After the launch of w3.ibm.com/design, designers feel more in-touch with the community, and finally have one place where they can go to feel connected. They can cut through the noise, get the latest newsworthy content, and find resources that are useful for tackling their day-to-day jobs. Site analytics reported an average of 2K to 3K unique user visits per month, with 26K unique visitors in 2020.

Comparative experiences have received 8K unique visitors per year total as a benchmark, so it is outperforming its competition. We’ve received feedback from the community that it’s their first go-to destination for any design resources they need to get their job done, often traversing there to get the resources they need.

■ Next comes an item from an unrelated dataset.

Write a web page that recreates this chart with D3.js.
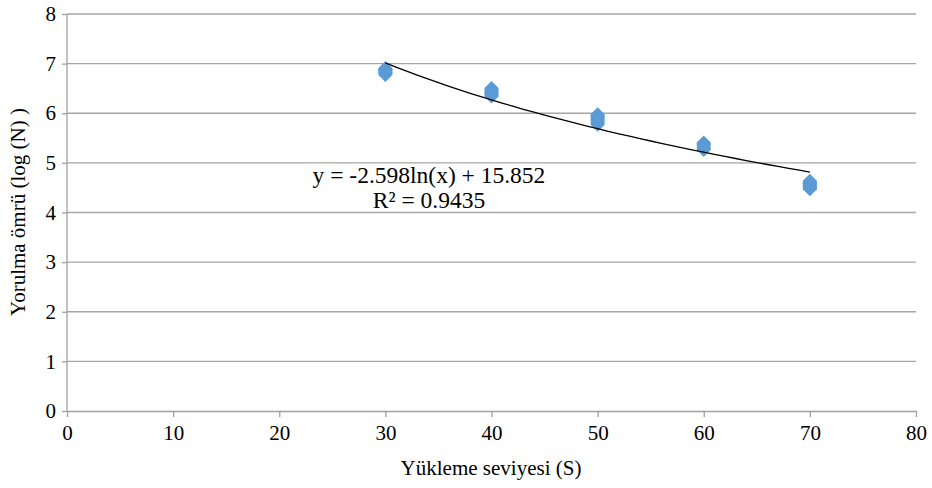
<!DOCTYPE html>
<html>
<head>
<meta charset="utf-8">
<script src="https://cdn.jsdelivr.net/npm/d3@7"></script>
<style>
  body { margin: 0; background: #fff; }
  #chart { width: 932px; height: 488px; }
  svg text { font-family: "Liberation Serif", "Times New Roman", Times, serif !important; fill: #000; }
</style>
</head>
<body>
<div id="chart"></div>
<script>
/* data */
const loadLevels = [30, 30, 30, 40, 40, 40, 50, 50, 50, 60, 60, 70, 70, 70];
const fatigueLife = [6.80, 6.85, 6.88, 6.37, 6.42, 6.48, 5.80, 5.88, 5.95, 5.29, 5.38, 4.50, 4.56, 4.61];
const xTicks = [0, 10, 20, 30, 40, 50, 60, 70, 80];
const yTicks = [0, 1, 2, 3, 4, 5, 6, 7, 8];
/* logarithmic trendline shown on the chart */
const trendA = -2.598;
const trendB = 15.852;
const trendRange = [30, 70];
const trendLabel = ["y = -2.598ln(x) + 15.852", "R² = 0.9435"];

const width = 932;
const height = 488;
const margin = { top: 14, left: 67, right: 16, bottom: 77 };
const fontSize = "21px";

const svg = d3.select("#chart")
    .append("svg")
    .attr("width", width)
    .attr("height", height);

const xScale = d3.scaleLinear()
    .domain([0, 80])
    .range([margin.left, width - margin.right]);

const yScale = d3.scaleLinear()
    .domain([0, 8])
    .range([height - margin.bottom, margin.top]);

// horizontal gridlines
svg.append("g")
    .selectAll("line")
    .data(yTicks.filter(d => d > 0))
    .join("line")
    .attr("x1", xScale(0))
    .attr("x2", xScale(80))
    .attr("y1", d => yScale(d))
    .attr("y2", d => yScale(d))
    .attr("stroke", "#a6a6a6")
    .attr("stroke-width", 1.3);

// y axis
const yAxis = svg.append("g")
    .attr("transform", `translate(${margin.left},0)`)
    .call(d3.axisLeft(yScale).tickValues(yTicks).tickSize(5).tickPadding(6).tickFormat(d3.format("d")));

// x axis
const xAxis = svg.append("g")
    .attr("transform", `translate(0,${height - margin.bottom})`)
    .call(d3.axisBottom(xScale).tickValues(xTicks).tickSize(6).tickPadding(8).tickSizeOuter(0).tickFormat(d3.format("d")));

[xAxis, yAxis].forEach(a => {
    a.attr("font-family", null).attr("font-size", null);
    a.selectAll("path, line").attr("stroke", "#a0a0a0").attr("stroke-width", 1.3);
    a.selectAll("text").style("font-size", fontSize).attr("fill", "#000");
});
yAxis.select(".domain").attr("d", `M0,${yScale(0)}V${yScale(8)}`);

// data points (diamonds)
const points = loadLevels.map((x, i) => ({ x: x, y: fatigueLife[i] }));
svg.append("g")
    .selectAll("path")
    .data(points)
    .join("path")
    .attr("transform", d => `translate(${xScale(d.x)},${yScale(d.y)})`)
    .attr("d", "M0,-8.5L7,-1.5L7,1.5L0,8.5L-7,1.5L-7,-1.5Z")
    .attr("fill", "#5b9bd5");

// trendline
const trendData = d3.range(trendRange[0], trendRange[1] + 0.5, 1).map(x => ({ x: x, y: trendA * Math.log(x) + trendB }));
const line = d3.line()
    .x(d => xScale(d.x))
    .y(d => yScale(d.y));
svg.append("path")
    .datum(trendData)
    .attr("d", line)
    .attr("fill", "none")
    .attr("stroke", "#000")
    .attr("stroke-width", 1.3);

// trendline label
svg.append("text")
    .attr("x", 429)
    .attr("y", 183)
    .attr("text-anchor", "middle")
    .style("font-size", "23.5px")
    .text(trendLabel[0]);
svg.append("text")
    .attr("x", 429)
    .attr("y", 208)
    .attr("text-anchor", "middle")
    .style("font-size", "23.5px")
    .text(trendLabel[1]);

// axis titles
svg.append("text")
    .attr("x", 491)
    .attr("y", 475)
    .attr("text-anchor", "middle")
    .style("font-size", fontSize)
    .text("Yükleme seviyesi (S)");

svg.append("text")
    .attr("transform", "rotate(-90)")
    .attr("x", -212)
    .attr("y", 25)
    .attr("text-anchor", "middle")
    .style("font-size", fontSize)
    .text("Yorulma ömrü (log (N) )");
</script>
</body>
</html>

Three months after launch, we conducted research sending out a survey to a representative sample size of 70 designers and design managers across the business to understand what sites and content are most useful and engaging. The top response when we asked the open-ended question, “what internal websites do you visit to find design information like best practices, resources, case studies, and inspiration?” was our site. The top 3 most valuable portions of our site consist of design practices, career resources, and events.

Building this experience was a valuable and engaging convening point for the designers in our business. I learned quite a bit about our business, working in teams, and developed relationships and new skills.